((

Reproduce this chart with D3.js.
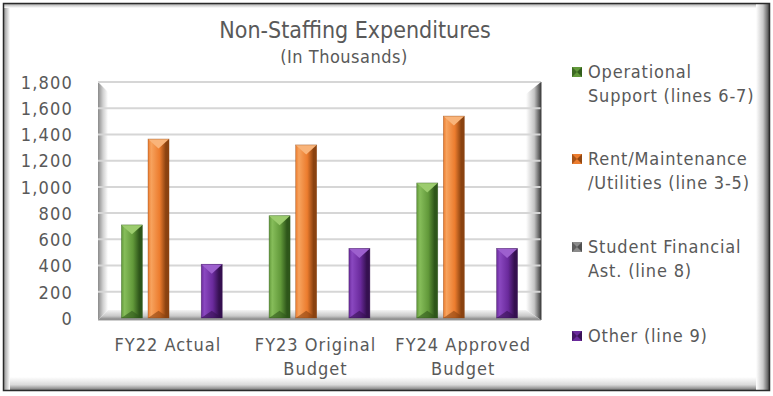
<!DOCTYPE html>
<html><head><meta charset="utf-8">
<script src="https://cdn.jsdelivr.net/npm/d3@7/dist/d3.min.js"></script>
<style>html,body{margin:0;padding:0;background:#fff;}svg{display:block;}</style>
</head><body>
<svg id="c" width="773" height="396"></svg>
<script>
const categories = [["FY22 Actual"], ["FY23 Original", "Budget"], ["FY24 Approved", "Budget"]];
const seriesNames = ["Operational Support (lines 6-7)", "Rent/Maintenance /Utilities (line 3-5)", "Student Financial Ast. (line 8)", "Other (line 9)"];
const legendLines = [["Operational", "Support (lines 6-7)"], ["Rent/Maintenance", "/Utilities (line 3-5)"], ["Student Financial", "Ast. (line 8)"], ["Other (line 9)"]];
const operational = [710, 780, 1030];
const rent = [1365, 1320, 1540];
const student = [0, 0, 0];
const other = [410, 530, 530];
const yTicks = [0, 200, 400, 600, 800, 1000, 1200, 1400, 1600, 1800];
const colors = [
  {light:"#86bd5a", mid:"#62993a", dark:"#2e561a", cap:"#9ccc6e"},
  {light:"#f7a35e", mid:"#ec7c2e", dark:"#8a4210", cap:"#f9b47a"},
  {light:"#b8b8b8", mid:"#8c8c8c", dark:"#4a4a4a", cap:"#c8c8c8"},
  {light:"#8a48c0", mid:"#6a2a9c", dark:"#351050", cap:"#9d60ce"}
];
const seriesVals = [operational, rent, student, other];

const svg = d3.select("#c");
const defs = svg.append("defs");
const font = "'Liberation Sans Narrow', 'DejaVu Sans Condensed', 'Liberation Sans', sans-serif";
const textColor = "#595959";

function lin(id, x1,y1,x2,y2, stops){
  const g = defs.append("linearGradient").attr("id",id).attr("x1",x1).attr("y1",y1).attr("x2",x2).attr("y2",y2);
  stops.forEach(s=>g.append("stop").attr("offset",s[0]).attr("stop-color",s[1]));
}
lin("frR",0,0,1,0,[[0,"#ffffff"],[0.5,"#c8c8c8"],[1,"#3a3a3a"]]);
lin("frB",0,0,0,1,[[0,"#ffffff"],[0.6,"#dadada"],[1,"#7a7a7a"]]);
lin("frL",0,0,1,0,[[0,"#9a9a9a"],[1,"#ffffff"]]);
lin("frT",0,0,0,1,[[0,"#b0b0b0"],[1,"#ffffff"]]);
lin("wL",0,0,1,0,[[0,"#8a8a8a"],[0.5,"#d0d0d0"],[1,"#ffffff"]]);
lin("wR",0,0,1,0,[[0,"#ffffff"],[0.55,"#c4c4c4"],[1,"#3c3c3c"]]);
lin("wB",0,0,0,1,[[0,"#f4f4f4"],[0.6,"#c8c8c8"],[1,"#7a7a7a"]]);
colors.forEach((c,i)=>{
  lin("bar"+i,0,0,1,0,[[0,c.mid],[0.15,c.light],[0.55,c.mid],[0.85,c.dark],[1,c.dark]]);
});

svg.append("rect").attr("x",3).attr("y",3).attr("width",767).attr("height",388).attr("fill","#fff");
svg.append("rect").attr("x",4).attr("y",4).attr("width",6).attr("height",386).attr("fill","url(#frL)");
svg.append("rect").attr("x",4).attr("y",4).attr("width",765).attr("height",4).attr("fill","url(#frT)");
svg.append("rect").attr("x",10).attr("y",377).attr("width",749).attr("height",13).attr("fill","url(#frB)");
svg.append("rect").attr("x",756).attr("y",4).attr("width",14).attr("height",386).attr("fill","url(#frR)");
svg.append("rect").attr("x",3.5).attr("y",3.5).attr("width",766).attr("height",387).attr("fill","none").attr("stroke","#2a2a2a").attr("stroke-width",1.5);

svg.append("text").attr("x",355).attr("y",38).attr("text-anchor","middle").attr("font-family",font)
  .attr("font-size",23).attr("fill",textColor).text("Non-Staffing Expenditures");
svg.append("text").attr("x",344).attr("y",63).attr("text-anchor","middle").attr("font-family",font)
  .attr("font-size",18).attr("letter-spacing",0.5).attr("fill",textColor).text("(In Thousands)");

const plotL=98, plotR=541, plotT=82, plotB=318;
const x0 = d3.scaleBand().domain(categories.map(d=>d.join(" "))).range([plotL,plotR]).padding(0);
const x1 = d3.scaleBand().domain(seriesNames).range([0,x0.bandwidth()]).paddingInner(0.21).paddingOuter(0.88);
const y = d3.scaleLinear().domain([0,1800]).range([plotB,plotT]);

const g = svg.append("g");
g.append("rect").attr("x",plotL).attr("y",plotT).attr("width",plotR-plotL).attr("height",plotB-plotT+2).attr("fill","#fff");
g.append("path").attr("d",`M${plotL},${plotT} L${plotL+10},${plotT+10} L${plotL+10},${plotB-8} L${plotL},${plotB+2} Z`).attr("fill","url(#wL)");
g.append("path").attr("d",`M${plotR},${plotT} L${plotR-15},${plotT+12} L${plotR-15},${plotB-8} L${plotR},${plotB+2} Z`).attr("fill","url(#wR)");
g.append("path").attr("d",`M${plotL+10},${plotB-8} L${plotR-15},${plotB-8} L${plotR},${plotB+2} L${plotL},${plotB+2} Z`).attr("fill","url(#wB)");
g.selectAll("line.grid").data(yTicks.filter(t=>t>0)).join("line").attr("class","grid")
  .attr("x1",plotL).attr("x2",plotR).attr("y1",d=>y(d)).attr("y2",d=>y(d))
  .attr("stroke","#d6d6d6").attr("stroke-width",2);
g.append("line").attr("x1",plotL).attr("x2",plotR).attr("y1",plotB+2).attr("y2",plotB+2).attr("stroke","#a0a0a0").attr("stroke-width",1);
g.append("line").attr("x1",plotR).attr("x2",plotR).attr("y1",plotT).attr("y2",plotB+2).attr("stroke","#444").attr("stroke-width",1);

const yAxis = d3.axisLeft(y).tickValues(yTicks).tickSize(0).tickPadding(0).tickFormat(d3.format(","));
const ya = svg.append("g").attr("transform","translate(73,0)").call(yAxis);
ya.select(".domain").remove();
ya.selectAll("text").attr("font-family",font).attr("font-size",18).attr("letter-spacing",1.2).attr("fill",textColor).attr("dy","0.35em");

categories.forEach((cat,ci)=>{
  seriesNames.forEach((s,si)=>{
    const v = seriesVals[si][ci];
    if(!v) return;
    const bx = x0(cat.join(" ")) + x1(s);
    const bw = x1.bandwidth();
    const top = y(v), bot = y(0);
    const c = colors[si];
    const bg = g.append("g");
    bg.append("rect").attr("x",bx).attr("y",top).attr("width",bw).attr("height",bot-top).attr("fill","url(#bar"+si+")");
    bg.append("path").attr("d",`M${bx},${top} L${bx+bw},${top} L${bx+bw/2},${top+bw*0.45} Z`).attr("fill",c.cap);
    bg.append("path").attr("d",`M${bx},${bot} L${bx+bw},${bot} L${bx+bw/2},${bot-bw*0.35} Z`).attr("fill",c.dark).attr("opacity",0.6);
    bg.append("rect").attr("x",bx).attr("y",top).attr("width",bw).attr("height",bot-top).attr("fill","none").attr("stroke",c.dark).attr("stroke-width",0.6).attr("stroke-opacity",0.6);
  });
});

categories.forEach(cat=>{
  const cx = x0(cat.join(" ")) + x0.bandwidth()/2 - 4;
  const t = svg.append("text").attr("x",cx).attr("y",351).attr("text-anchor","middle").attr("font-family",font).attr("font-size",18).attr("letter-spacing",1).attr("fill",textColor);
  cat.forEach((line,li)=>t.append("tspan").attr("x",cx).attr("dy",li?24:0).text(line));
});

const legY = [78, 165, 253, 342];
legendLines.forEach((lines,i)=>{
  const c = colors[i];
  const ly = legY[i];
  svg.append("rect").attr("x",572).attr("y",ly-11).attr("width",10).attr("height",10).attr("fill",c.mid);
  svg.append("path").attr("d",`M572,${ly-11} L577,${ly-6} L572,${ly-1} Z`).attr("fill",c.dark).attr("opacity",0.7);
  svg.append("path").attr("d",`M582,${ly-11} L577,${ly-6} L582,${ly-1} Z`).attr("fill",c.dark).attr("opacity",0.9);
  const t = svg.append("text").attr("x",588).attr("y",ly).attr("font-family",font).attr("font-size",18).attr("letter-spacing",0.8).attr("fill",textColor);
  lines.forEach((line,li)=>t.append("tspan").attr("x",588).attr("dy",li?24:0).text(line));
});
</script>
</body></html>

))

• _Given instruction_
Restate only the lines running from the start of the material above through the line containing "const seriesVals = [operational, rent, student, other];", ends included. No pictures.

• _Answer to this problem_
Reproduce this chart with D3.js.
<!DOCTYPE html>
<html><head><meta charset="utf-8">
<script src="https://cdn.jsdelivr.net/npm/d3@7/dist/d3.min.js"></script>
<style>html,body{margin:0;padding:0;background:#fff;}svg{display:block;}</style>
</head><body>
<svg id="c" width="773" height="396"></svg>
<script>
const categories = [["FY22 Actual"], ["FY23 Original", "Budget"], ["FY24 Approved", "Budget"]];
const seriesNames = ["Operational Support (lines 6-7)", "Rent/Maintenance /Utilities (line 3-5)", "Student Financial Ast. (line 8)", "Other (line 9)"];
const legendLines = [["Operational", "Support (lines 6-7)"], ["Rent/Maintenance", "/Utilities (line 3-5)"], ["Student Financial", "Ast. (line 8)"], ["Other (line 9)"]];
const operational = [710, 780, 1030];
const rent = [1365, 1320, 1540];
const student = [0, 0, 0];
const other = [410, 530, 530];
const yTicks = [0, 200, 400, 600, 800, 1000, 1200, 1400, 1600, 1800];
const colors = [
  {light:"#86bd5a", mid:"#62993a", dark:"#2e561a", cap:"#9ccc6e"},
  {light:"#f7a35e", mid:"#ec7c2e", dark:"#8a4210", cap:"#f9b47a"},
  {light:"#b8b8b8", mid:"#8c8c8c", dark:"#4a4a4a", cap:"#c8c8c8"},
  {light:"#8a48c0", mid:"#6a2a9c", dark:"#351050", cap:"#9d60ce"}
];
const seriesVals = [operational, rent, student, other];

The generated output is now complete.